COMMENTARY
Ed McKeon is a former Middletown Eye editor, and resident of Pearl Street. He is challenging the expansion of the MX Zone, and recommended that former residences in the ID Zone be regulated as a residential zone with adaptive reuse allowed. This is an opinon piece.
It was a surprise to me. When I asked a staffer at the town's planning office about who could apply for a zoning change, he told me, "Anybody who pays the $160."
Sure enough, I looked through the regulations, and it was true. However, when I handed in my application, it was rejected. I was told I was not a landowner in the ID zone in which I was requesting the change. When I protested that the regulations don't make the distinction about owning land in a zone, the staffer handed me a sheaf of "legal precedent" and suggested I find an ID landowner to co-sign the application. I did, and now I can play the role of "zone-maker."
Still, I'm not completely comfortable in that role.
Sure, I submitted the application because I wanted to give neighbors some protection from developers who want to change their residential zone into a commercial zone. And, in the end, the Planning & Zoning Commission would have to pass judgment on my suggested changes.
But does it make sense that any resident with a notion to change code, should be able to?

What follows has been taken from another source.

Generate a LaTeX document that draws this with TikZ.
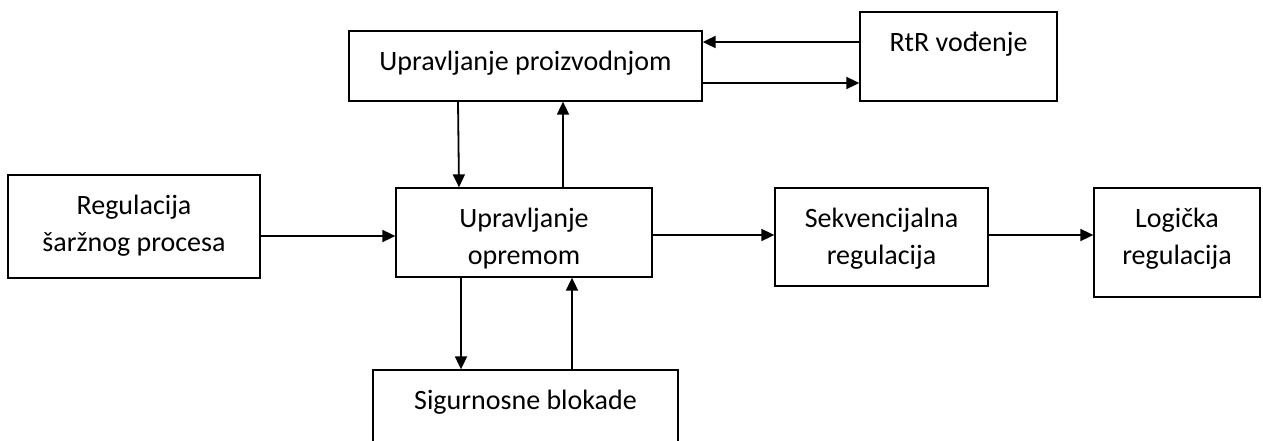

Worse still, should any developer, who's looking for an advantage for their particular development be able to write zoning language?
I think the answer is "no" in both cases.
The regulation ought to be changed. I can't think of anything more counterproductive to good town planning than to have developers playing the role of zone-maker. And if one developer is allowed to rewrite code, imagine the precedent that's being set. Imagine the kind of zoning code we'd have.
I think the regulation needs to be changed. What's more, I think our entire zoning code needs reformation.
The often-contradictory Plan of Development is a toothless document without meaningful zoning code, and the town planner has admitted so himself.
Four years ago, Hamden's town planner Leslie Creane was received enthusiastically when she made a presentation to the P&Z about her town's transformation from use-based zoning to form-based zoning, and the remarkably adaptable SmartCode.
She made a few things clear. New code should not be written without lots of public input. They call this process "charette" and its a process designed specifically to get many residents involved in the process of defining what their town is, and what it will be.
She also noted that the zoning must be "coherent." Because it's a zone based on the form of buildings, instead of the function, one neighborhood must relate to the one next to it, and so on. You don't write this code in bits and pieces. You create form-based code for the entire city, so that neighborhoods are integrated (and by the way, pedestrian-friendly).
So, to cut and paste quasi-form-based principles into a proposed zone change, for a slice of a single, small zone in a city, goes against the entire idea of form-based zoning.
Yet, that's what will be proposed at tonight's Planning and Zoning Commission, as the lawyer endorsing an MX Zone change will surely claim that because it's "form-based" it's better. He's likely to get a ringing endorsement from the town's planning department.
The principle of form-based zoning is a good one. But piecemeal form-based zoning, particularly zoning designed by a developer to meet his needs, is not an auspicious beginning.
For this reason, I urge the Planning and Zoning Commission to vote "no" on the MX Zone change.
The Middletown Planning and Zoning Commission meets Wednesday, February 27, 7 PM, in City Hall's Council Chambers to deliberate two significant zoning proposals which could affect Middletown neighborhoods.